The company’s revenue stream has grown stronger over the last three quarters, but not enough to beat bottom line EPS estimates — something that looks to change in the next quarter. DLTR stock is poised for a jump higher on any positive news as shares are trading at their recent highs just below $82. According to our chart analysis, the break above $82 should act as a catalyst for the next double-digit move. We’re currently targeting $90.
Best Stocks to Buy for a Quick Pop: Fastenal Company (FAST)
Industrial company Fastenal (FAST) produces fasteners for everything from your home to industrial applications. The stock is normally tied to the housing industry but has recently been able to decouple itself from that sector due to its wide product reach.
Fastenal shares are on our radar due to their continued relative strength against the market and a swell of negative sentiment that suggests a nice contrarian rally is in the cars.
Short sellers are currently holding 9.5 times the average daily volume in bearish bets against Fastenal stock. A move above $45 will likely force these short sellers to start buying the stock back, creating a short squeeze rally.
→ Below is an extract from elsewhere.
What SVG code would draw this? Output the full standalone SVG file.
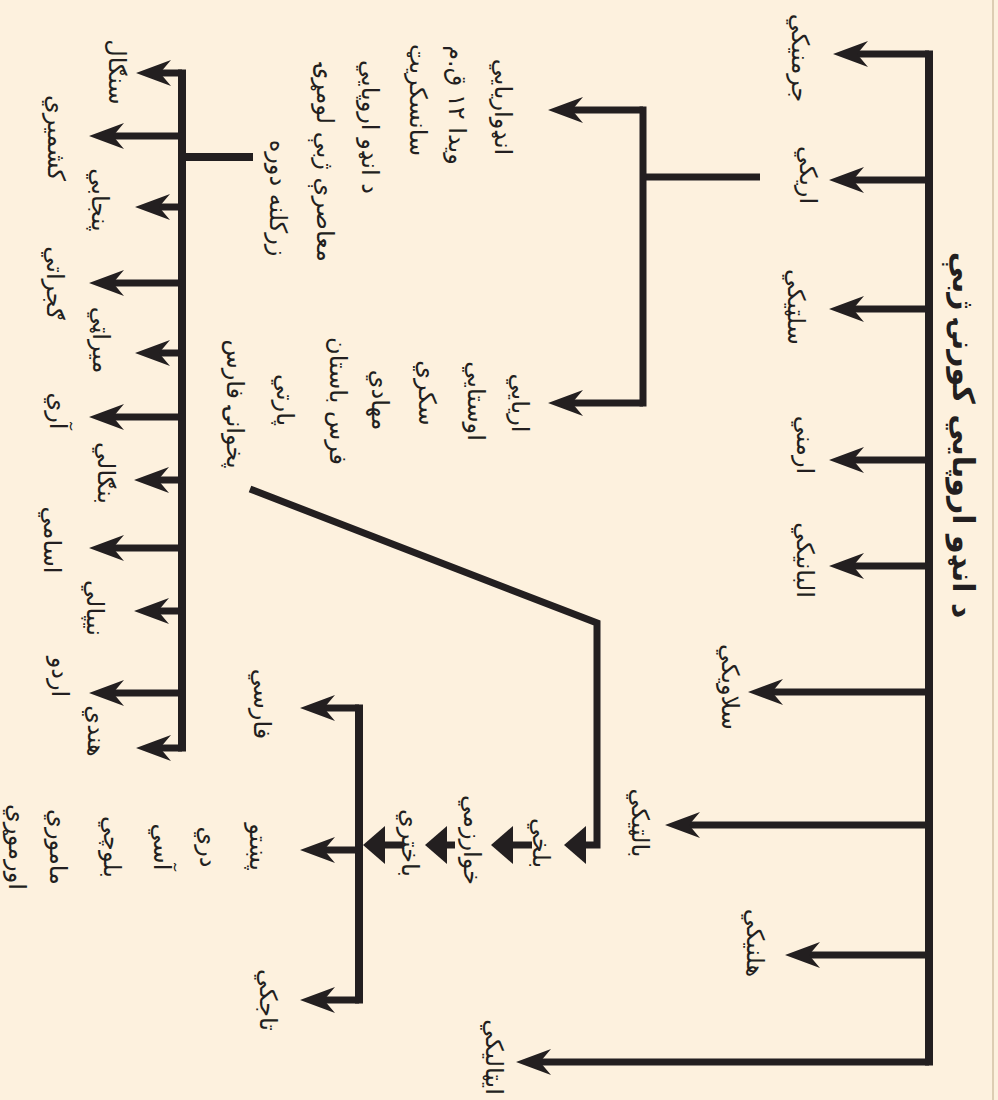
<svg xmlns="http://www.w3.org/2000/svg" width="998" height="1100" viewBox="0 0 998 1100">
<defs>
<style>
.bg{fill:#fdf1de}
.ln{stroke:#231f20;stroke-width:7;fill:none;stroke-linejoin:miter}
.sp{stroke:#231f20;stroke-width:8;fill:none}
.t{font-family:"DejaVu Sans",sans-serif;font-size:24px;fill:#231f20;text-anchor:middle;dominant-baseline:central}
.title{font-family:"DejaVu Sans",sans-serif;font-size:30px;font-weight:bold;fill:#231f20;text-anchor:middle;dominant-baseline:central}
</style>
<marker id="ah" viewBox="-16 -14 38 28" markerWidth="38" markerHeight="28" refX="0" refY="0" orient="auto" markerUnits="userSpaceOnUse">
<path d="M21,0 L-14,-13 L-3,0 L-14,13 Z" fill="#231f20"/>
</marker>
<marker id="tri" viewBox="-2 -20 24 40" markerWidth="24" markerHeight="40" refX="0" refY="0" orient="auto" markerUnits="userSpaceOnUse">
<path d="M-1,-19 L21,0 L-1,19 Z" fill="#231f20"/>
</marker>
</defs>
<rect class="bg" x="0" y="0" width="998" height="1100"/>
<line x1="993" y1="0" x2="993" y2="1100" stroke="#d2c1a4" stroke-width="1.5"/>

<g id="connectors">
<line class="sp" x1="929" y1="50.5" x2="929" y2="1065.5"/>
<line class="ln" x1="929" y1="54" x2="854" y2="54" marker-end="url(#ah)"/>
<line class="ln" x1="929" y1="180" x2="850" y2="180" marker-end="url(#ah)"/>
<line class="ln" x1="929" y1="309" x2="850" y2="309" marker-end="url(#ah)"/>
<line class="ln" x1="929" y1="460" x2="850" y2="460" marker-end="url(#ah)"/>
<line class="ln" x1="929" y1="566" x2="850" y2="566" marker-end="url(#ah)"/>
<line class="ln" x1="929" y1="692" x2="769" y2="692" marker-end="url(#ah)"/>
<line class="ln" x1="929" y1="825" x2="686" y2="825" marker-end="url(#ah)"/>
<line class="ln" x1="929" y1="955" x2="806" y2="955" marker-end="url(#ah)"/>
<line class="ln" x1="929" y1="1062" x2="537" y2="1062" marker-end="url(#ah)"/>
<line class="ln" x1="645" y1="177" x2="760" y2="177"/>
<line class="ln" x1="643" y1="106.5" x2="643" y2="406.5"/>
<line class="ln" x1="643" y1="110" x2="569" y2="110" marker-end="url(#ah)"/>
<line class="ln" x1="643" y1="403" x2="569" y2="403" marker-end="url(#ah)"/>
<line class="sp" x1="185" y1="157" x2="253" y2="157"/>
<line class="sp" x1="182" y1="69.5" x2="182" y2="751.5"/>
<line class="ln" x1="182" y1="73" x2="157" y2="73" marker-end="url(#ah)"/>
<line class="ln" x1="182" y1="136" x2="110" y2="136" marker-end="url(#ah)"/>
<line class="ln" x1="182" y1="207" x2="156" y2="207" marker-end="url(#ah)"/>
<line class="ln" x1="182" y1="283" x2="110" y2="283" marker-end="url(#ah)"/>
<line class="ln" x1="182" y1="353" x2="156" y2="353" marker-end="url(#ah)"/>
<line class="ln" x1="182" y1="417" x2="110" y2="417" marker-end="url(#ah)"/>
<line class="ln" x1="182" y1="480" x2="155" y2="480" marker-end="url(#ah)"/>
<line class="ln" x1="182" y1="548" x2="110" y2="548" marker-end="url(#ah)"/>
<line class="ln" x1="182" y1="611" x2="155" y2="611" marker-end="url(#ah)"/>
<line class="ln" x1="182" y1="693" x2="110" y2="693" marker-end="url(#ah)"/>
<line class="ln" x1="182" y1="748" x2="157" y2="748" marker-end="url(#ah)"/>
<path class="ln" d="M250,489 L597,623 L597,845 L585,845" marker-end="url(#tri)"/>
<line class="ln" x1="532" y1="845" x2="512" y2="845" marker-end="url(#tri)"/>
<line class="ln" x1="455" y1="845" x2="446" y2="845" marker-end="url(#tri)"/>
<line class="ln" x1="403" y1="845" x2="384" y2="845" marker-end="url(#tri)"/>
<line class="sp" x1="359" y1="704.5" x2="359" y2="1003.5"/>
<line class="ln" x1="359" y1="708" x2="321" y2="708" marker-end="url(#ah)"/>
<line class="ln" x1="359" y1="850" x2="321" y2="850" marker-end="url(#ah)"/>
<line class="ln" x1="359" y1="1000" x2="321" y2="1000" marker-end="url(#ah)"/>
</g>

<g id="title"><text class="title" transform="translate(963,435) rotate(90)">د انډو اروپايي کورنۍ ژبې</text></g>

<g id="n-germanic"><text class="t" transform="translate(800,58) rotate(90)">جرمنيکي</text></g>
<g id="n-aryan"><text class="t" transform="translate(808,175) rotate(90)">اريکي</text></g>
<g id="n-celtic"><text class="t" transform="translate(796,307) rotate(90)">سلټيکي</text></g>
<g id="n-armenian"><text class="t" transform="translate(805,445) rotate(90)">ارمني</text></g>
<g id="n-albanian"><text class="t" transform="translate(805,560) rotate(90)">البانيکي</text></g>
<g id="n-slavic"><text class="t" transform="translate(730,687) rotate(90)">سلاويکي</text></g>
<g id="n-baltic"><text class="t" transform="translate(640,823) rotate(90)">بالټيکي</text></g>
<g id="n-hellenic"><text class="t" transform="translate(755,943) rotate(90)">هلنيکي</text></g>
<g id="n-italic"><text class="t" transform="translate(494,1057) rotate(90)">ايټاليکي</text></g>

<g id="n-indoaryan">
<text class="t" transform="translate(503,107) rotate(90)">انډواريايي</text>
<text class="t" transform="translate(457,105) rotate(90)">ويدا ۱۲ ق.م</text>
<text class="t" transform="translate(418,100) rotate(90)">سانسکريټ</text>
<text class="t" transform="translate(370,127) rotate(90)">د انډو اروپايي</text>
<text class="t" transform="translate(325,163) rotate(90)">معاصرې ژبې لومړۍ</text>
<text class="t" transform="translate(278,198) rotate(90)">زرکلنه دوره</text>
</g>

<g id="n-iranian">
<text class="t" transform="translate(520,403) rotate(90)">اريايي</text>
<text class="t" transform="translate(476,401) rotate(90)">اوستايي</text>
<text class="t" transform="translate(427,393) rotate(90)">سکري</text>
<text class="t" transform="translate(380,400) rotate(90)">مهادي</text>
<text class="t" transform="translate(338,401) rotate(90)">فرس باستان</text>
<text class="t" transform="translate(285,400) rotate(90)">پارتي</text>
<text class="t" transform="translate(235,404) rotate(90)">پخوانۍ فارس</text>
</g>

<g id="n-balkhi"><text class="t" transform="translate(541,843) rotate(90)">بلخي</text></g>
<g id="n-khwarazmi"><text class="t" transform="translate(472,840) rotate(90)">خوارزمي</text></g>
<g id="n-bactrian"><text class="t" transform="translate(410,843) rotate(90)">باختري</text></g>

<g id="n-farsi"><text class="t" transform="translate(262,704) rotate(90)">فارسي</text></g>
<g id="n-pashto">
<text class="t" transform="translate(258,847) rotate(90)">پښتو</text>
<text class="t" transform="translate(208,847) rotate(90)">دري</text>
<text class="t" transform="translate(162,847) rotate(90)">آسي</text>
<text class="t" transform="translate(112,847) rotate(90)">بلوچي</text>
<text class="t" transform="translate(58,847) rotate(90)">ماموري</text>
<text class="t" transform="translate(17,847) rotate(90)">اورموړي</text>
</g>
<g id="n-tajik"><text class="t" transform="translate(268,1000) rotate(90)">تاجکي</text></g>

<g id="n-sinhala"><text class="t" transform="translate(117,72) rotate(90)">سنګال</text></g>
<g id="n-kashmiri"><text class="t" transform="translate(56,138) rotate(90)">کشميري</text></g>
<g id="n-punjabi"><text class="t" transform="translate(100,200) rotate(90)">پنجابي</text></g>
<g id="n-gujarati"><text class="t" transform="translate(55,283) rotate(90)">ګجراتي</text></g>
<g id="n-marathi"><text class="t" transform="translate(101,340) rotate(90)">ميراټي</text></g>
<g id="n-ari"><text class="t" transform="translate(58,411) rotate(90)">آري</text></g>
<g id="n-bengali"><text class="t" transform="translate(106,473) rotate(90)">بنګالي</text></g>
<g id="n-assamese"><text class="t" transform="translate(52,540) rotate(90)">اسامي</text></g>
<g id="n-nepali"><text class="t" transform="translate(95,608) rotate(90)">نيپالي</text></g>
<g id="n-urdu"><text class="t" transform="translate(60,677) rotate(90)">اردو</text></g>
<g id="n-hindi"><text class="t" transform="translate(96,731) rotate(90)">هندي</text></g>
</svg>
The company is set to announce their quarterly earnings results early in April. We often see short-term rallies in Fastenal stock ahead of earnings, which may act as the catalyst for the next rally aimed at our target price of $51, which is 13% better from here.
Best Stocks to Buy for a Quick Pop: Mattel, Inc. (MAT)
Who would have thought that the new Barbie dolls could spark a rally in Mattel (MAT)? It did, to some degree. Mattel is one of those consumer product stocks that people love to hold through economic slowdowns, Let’s face it, we’re not likely to stop buying toys for children. The fact that Mattel stock yields 4.6% in dividends makes it even sweeter for defensively minded investors.
Our models carry a strong buy rating on Mattel shares based on the strong technical pattern, pessimistic sentiment and the upcoming break above $35, a key technical resistance level.
Watch for the move above $35 to attract bulls to Mattel stock helping it to move 18% higher to our target of $40.
Best Stocks to Buy for a Quick Pop: Nvidia Corporation (NVDA)
Nvidia (NVDA) is responsible for the electronics behind so many of the displays that we look at each day. From phones to computers and even to television applications. Recent moves by the company are starting to target living room entertainment, a great long-term strategy as the war over traditional entertainment delivery heats up further.
Nvidia stock is benefiting from solid fundamental growth in revenue and earnings as well some pessimistic sentiment from Wall Street and investors.
This powerful contrarian combination has our models ranking Nvidia stock a strong buy with a target of $35 as the stock breaks 105 higher to above the $32 level.
As of this writing, Johnson Research Group did not hold a position in any of the aforementioned securities.